Last week in La Rochelle, a huge music festival, Les Francofolies, took place. Each year the festival attracts an enormous amount of people looking to spend their evenings regarding the festivites, and this year was no exception. Every street near the water was lined with artists, musicians, performers, and vendors looking to draw attention from potential on-lookers. The once calm and peaceful port-town had almost instantly transformed into a thriving cultural center point.
While the crowds themselves were certainly a sight to behold, the most exceptional part about the festivities was the varied selection of music. The sounds from accordions, guitars, jambes, saxophones–any instrument one could think of–seemed to eminate from every street corner.
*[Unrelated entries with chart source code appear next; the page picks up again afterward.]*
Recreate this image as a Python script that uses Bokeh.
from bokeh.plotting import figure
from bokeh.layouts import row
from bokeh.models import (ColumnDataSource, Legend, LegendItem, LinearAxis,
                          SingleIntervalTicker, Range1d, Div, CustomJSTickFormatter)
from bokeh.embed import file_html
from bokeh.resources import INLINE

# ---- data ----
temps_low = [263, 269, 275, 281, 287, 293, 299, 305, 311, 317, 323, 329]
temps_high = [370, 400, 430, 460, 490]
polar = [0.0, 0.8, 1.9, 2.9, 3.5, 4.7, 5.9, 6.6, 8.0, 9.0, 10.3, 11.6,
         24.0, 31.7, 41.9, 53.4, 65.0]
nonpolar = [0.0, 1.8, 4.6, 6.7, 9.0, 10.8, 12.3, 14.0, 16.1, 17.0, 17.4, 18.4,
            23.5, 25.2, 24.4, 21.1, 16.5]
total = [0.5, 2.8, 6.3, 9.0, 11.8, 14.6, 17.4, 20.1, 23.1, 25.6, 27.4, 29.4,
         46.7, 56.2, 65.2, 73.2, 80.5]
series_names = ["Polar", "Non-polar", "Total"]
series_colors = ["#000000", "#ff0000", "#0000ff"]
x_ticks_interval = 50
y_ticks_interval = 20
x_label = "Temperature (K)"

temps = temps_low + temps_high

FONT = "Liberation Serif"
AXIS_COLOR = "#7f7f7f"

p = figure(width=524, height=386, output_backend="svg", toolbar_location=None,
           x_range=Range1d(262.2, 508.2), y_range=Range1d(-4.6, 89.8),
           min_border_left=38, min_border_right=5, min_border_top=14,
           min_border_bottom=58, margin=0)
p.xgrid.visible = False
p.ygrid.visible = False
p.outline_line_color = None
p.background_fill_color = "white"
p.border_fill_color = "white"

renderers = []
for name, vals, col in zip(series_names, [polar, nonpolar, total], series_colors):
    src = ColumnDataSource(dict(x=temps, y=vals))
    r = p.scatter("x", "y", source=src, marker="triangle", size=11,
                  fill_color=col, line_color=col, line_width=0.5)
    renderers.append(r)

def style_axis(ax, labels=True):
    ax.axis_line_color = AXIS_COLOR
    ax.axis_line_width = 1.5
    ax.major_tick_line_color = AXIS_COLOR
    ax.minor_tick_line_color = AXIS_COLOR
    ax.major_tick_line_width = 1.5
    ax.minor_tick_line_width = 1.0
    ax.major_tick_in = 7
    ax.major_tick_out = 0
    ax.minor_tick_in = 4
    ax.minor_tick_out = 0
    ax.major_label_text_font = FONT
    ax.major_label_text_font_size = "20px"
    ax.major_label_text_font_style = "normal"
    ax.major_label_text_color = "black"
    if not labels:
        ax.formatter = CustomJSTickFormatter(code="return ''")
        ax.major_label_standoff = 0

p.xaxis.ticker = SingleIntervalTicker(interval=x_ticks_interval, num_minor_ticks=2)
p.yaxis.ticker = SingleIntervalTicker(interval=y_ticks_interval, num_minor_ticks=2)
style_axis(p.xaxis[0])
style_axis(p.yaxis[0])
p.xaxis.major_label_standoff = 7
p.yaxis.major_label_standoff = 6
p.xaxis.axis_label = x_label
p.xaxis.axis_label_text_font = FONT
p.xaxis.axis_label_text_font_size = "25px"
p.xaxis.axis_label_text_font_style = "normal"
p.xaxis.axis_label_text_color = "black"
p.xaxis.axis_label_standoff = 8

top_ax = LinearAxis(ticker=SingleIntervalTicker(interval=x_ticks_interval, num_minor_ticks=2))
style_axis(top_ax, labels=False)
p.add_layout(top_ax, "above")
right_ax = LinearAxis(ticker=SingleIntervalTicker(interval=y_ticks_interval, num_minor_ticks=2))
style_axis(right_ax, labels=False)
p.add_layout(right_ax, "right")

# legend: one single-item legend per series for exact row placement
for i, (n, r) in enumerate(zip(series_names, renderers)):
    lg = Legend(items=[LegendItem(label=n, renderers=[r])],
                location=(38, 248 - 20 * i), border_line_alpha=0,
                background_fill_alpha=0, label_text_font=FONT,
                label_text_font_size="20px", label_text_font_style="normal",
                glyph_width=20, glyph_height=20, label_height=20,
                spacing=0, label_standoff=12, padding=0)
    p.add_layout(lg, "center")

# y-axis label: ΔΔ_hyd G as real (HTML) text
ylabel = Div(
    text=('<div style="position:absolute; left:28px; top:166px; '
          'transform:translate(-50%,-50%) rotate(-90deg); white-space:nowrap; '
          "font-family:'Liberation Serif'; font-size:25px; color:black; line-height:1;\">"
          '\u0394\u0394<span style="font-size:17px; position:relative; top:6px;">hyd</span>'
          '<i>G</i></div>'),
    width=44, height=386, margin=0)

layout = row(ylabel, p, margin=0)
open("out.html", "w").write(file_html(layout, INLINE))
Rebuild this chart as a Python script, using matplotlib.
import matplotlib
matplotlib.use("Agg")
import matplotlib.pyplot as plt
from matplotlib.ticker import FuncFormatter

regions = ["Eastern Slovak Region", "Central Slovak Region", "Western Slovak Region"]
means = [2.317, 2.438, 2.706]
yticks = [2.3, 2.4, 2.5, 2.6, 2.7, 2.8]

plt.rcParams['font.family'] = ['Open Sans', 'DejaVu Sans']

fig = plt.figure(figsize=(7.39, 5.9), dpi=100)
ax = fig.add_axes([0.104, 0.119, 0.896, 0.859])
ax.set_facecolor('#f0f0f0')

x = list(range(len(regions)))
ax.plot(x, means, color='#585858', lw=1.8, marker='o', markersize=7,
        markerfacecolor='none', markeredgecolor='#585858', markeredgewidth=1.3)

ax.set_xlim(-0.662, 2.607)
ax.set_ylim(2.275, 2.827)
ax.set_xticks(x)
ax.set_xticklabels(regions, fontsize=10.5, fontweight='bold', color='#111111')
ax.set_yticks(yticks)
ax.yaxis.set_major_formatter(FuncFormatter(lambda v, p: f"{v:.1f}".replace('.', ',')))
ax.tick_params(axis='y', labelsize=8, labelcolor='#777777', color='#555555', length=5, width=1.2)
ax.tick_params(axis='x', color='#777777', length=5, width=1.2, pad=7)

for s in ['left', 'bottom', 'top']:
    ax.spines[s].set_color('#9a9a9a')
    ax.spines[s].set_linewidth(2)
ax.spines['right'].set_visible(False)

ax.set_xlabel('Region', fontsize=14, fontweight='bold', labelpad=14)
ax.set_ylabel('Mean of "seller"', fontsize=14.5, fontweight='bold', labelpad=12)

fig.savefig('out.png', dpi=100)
Whether one attended a concert at the Grande Scène or simply walked along the rues, one would have witnessed a spectacular display of local and world music.
The most well-known musicians, which included Charlotte Gainsbourg, Coeur de pirate, M, and Phoenix, performed at the Grande Scène. There was also a plethora of separate stages scattered throughout the city that catered to more specific interests. One area, entitled “Not Ze Francos,” housed concerts where the musicians sang in other languages (not in French). Pony Pony Run Run, Curry & Coco, General Elektriks, Revolver, and many other popular bands performed here.
Despite being somewhat preoccupied with my roles as a student and a houseguest, I managed to make some time in the evenings to view a few of the shows. Each night I attended the free concert series at the Scène de l’Horloge, and it was here that I experienced a few “French firsts.” Prior to my attending Les Francofolies, I had always considered (perhaps ignorantly) the genres “country” and “rap” to strictly be products of America. I am sure that my jaw fell open when Nouvel R, a French rap group (complete with a talented beatboxer), and Yules, a French country/Americana duo, took up the stage. While I am not a devotee of these genres, I was both thoroughly enlightened and entertained during the concerts. Some of my favorites from this series include Emynona, La Fanfare en Pétard, and Twin Twin.
I was also greatly intrigued by how eclectic the audiences were. In America, concerts involving screaming, rapping, and loud guitar feedback generally appeal to a younger crowd, and one might seldom find an “older” attendee. At Les Francofolies it was much different: children, parents, and grand-parents could be seen nodding their heads and dancing to ALL types of music. It seems as though this natural appreciation for the arts is a deeply embedded aspect of French culture–an aspect that has made it possible to bridge the widest of generation gaps.